There are two people in the cafe. Both are sniffling, and I am defenceless. My headphones are at home and the only armoury I can access is a serviette. I roll it into two little balls and push them into my ears. It’s a method I first used while driving from Arnhem Land to Sydney in a beat up old 4wd with no volume control.
The two people with whom I share the cafe look at me strangely. They appear concerned for my state of mind. I’m more concerned that one of the snifflers is about to serve me my food.
I wasn’t planning to lunch at this cafe, but I missed the train home and had no desire to sit on a windy platform for an hour. I also ventured out of the house armour free because it is only a short ride on a seldom crowded train. Normally, my armoury comprises headphones and second phone with downloaded music and white noise, and this helps to drown out other people’s banal one-sided phone conversations, other people’s music, other people’s eating and other people’s sniffling.
We are huddled in the cafe for sustenance and protection from the biting wind which warns us of the impending winter. The weather provokes sniffling, but it is too hard to carry a tissue, and to use it? Or to clear one’s nose with a serviette, so I don’t have to shove them in my ears.
The train ride home passes without incident. No snifflers, no talkers, and no second-hand music, and I make it back to the trenches unharmed, even without protection.
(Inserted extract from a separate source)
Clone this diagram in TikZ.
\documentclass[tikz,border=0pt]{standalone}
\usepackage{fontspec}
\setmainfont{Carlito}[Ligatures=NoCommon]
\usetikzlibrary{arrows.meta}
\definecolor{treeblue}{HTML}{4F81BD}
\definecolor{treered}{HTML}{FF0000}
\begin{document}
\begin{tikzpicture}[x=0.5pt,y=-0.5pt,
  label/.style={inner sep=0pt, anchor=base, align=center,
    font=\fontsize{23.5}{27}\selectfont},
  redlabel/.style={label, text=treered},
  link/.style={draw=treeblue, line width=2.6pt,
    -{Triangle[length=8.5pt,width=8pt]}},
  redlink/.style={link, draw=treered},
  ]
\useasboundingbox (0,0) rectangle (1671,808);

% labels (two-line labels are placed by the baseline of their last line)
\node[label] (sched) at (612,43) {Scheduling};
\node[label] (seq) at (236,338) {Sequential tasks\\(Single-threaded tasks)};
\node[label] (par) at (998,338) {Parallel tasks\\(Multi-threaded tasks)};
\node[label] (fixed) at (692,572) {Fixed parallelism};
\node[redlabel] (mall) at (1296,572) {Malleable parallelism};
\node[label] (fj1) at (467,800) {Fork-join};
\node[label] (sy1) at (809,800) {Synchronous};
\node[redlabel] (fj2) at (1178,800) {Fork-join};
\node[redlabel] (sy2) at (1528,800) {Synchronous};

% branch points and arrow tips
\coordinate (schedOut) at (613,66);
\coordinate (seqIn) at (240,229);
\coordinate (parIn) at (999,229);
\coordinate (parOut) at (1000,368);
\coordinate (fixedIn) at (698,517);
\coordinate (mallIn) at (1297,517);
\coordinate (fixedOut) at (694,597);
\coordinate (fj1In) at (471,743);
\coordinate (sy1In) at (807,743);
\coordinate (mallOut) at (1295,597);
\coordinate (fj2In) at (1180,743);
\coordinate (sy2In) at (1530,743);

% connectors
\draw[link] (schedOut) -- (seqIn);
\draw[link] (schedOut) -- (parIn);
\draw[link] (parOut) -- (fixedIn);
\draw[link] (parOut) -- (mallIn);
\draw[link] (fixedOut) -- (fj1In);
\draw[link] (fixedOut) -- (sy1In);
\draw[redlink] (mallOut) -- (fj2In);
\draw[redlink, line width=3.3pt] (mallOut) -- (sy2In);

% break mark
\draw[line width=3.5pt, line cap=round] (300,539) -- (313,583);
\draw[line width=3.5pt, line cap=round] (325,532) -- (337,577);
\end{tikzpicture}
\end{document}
I relax with the promise of a heater and relief from the wind, then I see it. The silver Volvo. Derrick is here.
DIY Derrick has arrived at his humble weekender from the city He will begin his stay by mowing his substantial lawn, clipping his lengthy edges; greeting the neighbours with the piercing whirr of his ageing lawn mower and angry line trimmer. He will stop for tea, then spend the remainder of his stay engrossed in DIY projects around the house and in his shed, determined to play with every power tool he owns. I find my headphones and plug them into my laptop, then turn on the 40 minutes of thunderstorm and rain sounds.
DIY Derrick’s projects and lawn care take longer than 40 minutes. Much longer. I press play again. This is how I defend myself against DIY Derrick. Derrick may or may not be his name, that’s just what I call him.
I pray for rain. Rain defeats my enemies. They can’t attack their lawns in the rain. They don’t blow their leaves away in the rain. Their edges grow unkempt in the rain, and chainsaws remain sheathed in the rain.
I pray for rain, but I’m a lapsed Catholic.
Nigel is another nemesis. He is quiet and mild-mannered, until he goes to war with his lawns. Nextdoor Nigel can strike at any time, and his attacks are brutal. He waits until 6pm in summer, or 4pm in winter, before he storms out of his trenches to cut down his enemies. Nigel is a seasoned campaigner with a trusty old weapon, and waits until his opponent is relaxed, complacent and not expecting an attack. He waits until his enemy has returned to the trenches after a day of toil, and is relaxing. That’s when he strikes. Nigel is relentless, and does not cease the bombardment for three hours. It is only when the heavy latch falls into place on his storage container that it is safe to remove the headphones. Safe to unplug. Safe to strip off the armoury.
Bored Baby Boomers and their power tools force me to live a life in headphones.
The wind which drove us into the cafe at lunchtime is sometimes a saviour. It comes from the west. It carries the cold, but it carries the noise from the highway towards the waves on the coast, and away from me. The braking trucks, the farting Harleys, the unmuffled V8s; all bombarding me with noise. Truck after truck braking and accelerating through the centre of town under the command of their rotund controllers. Similarly proportioned Harley riders crackling through town on unnecessarily loud machines which garner their owners fleeting attention from those within earshot. Attention they cannot earn in any other way. I long for the days of electric vehicles, quiet vehicles, cleaner vehicles, but in this country?
When will it be safe to take off my headphones?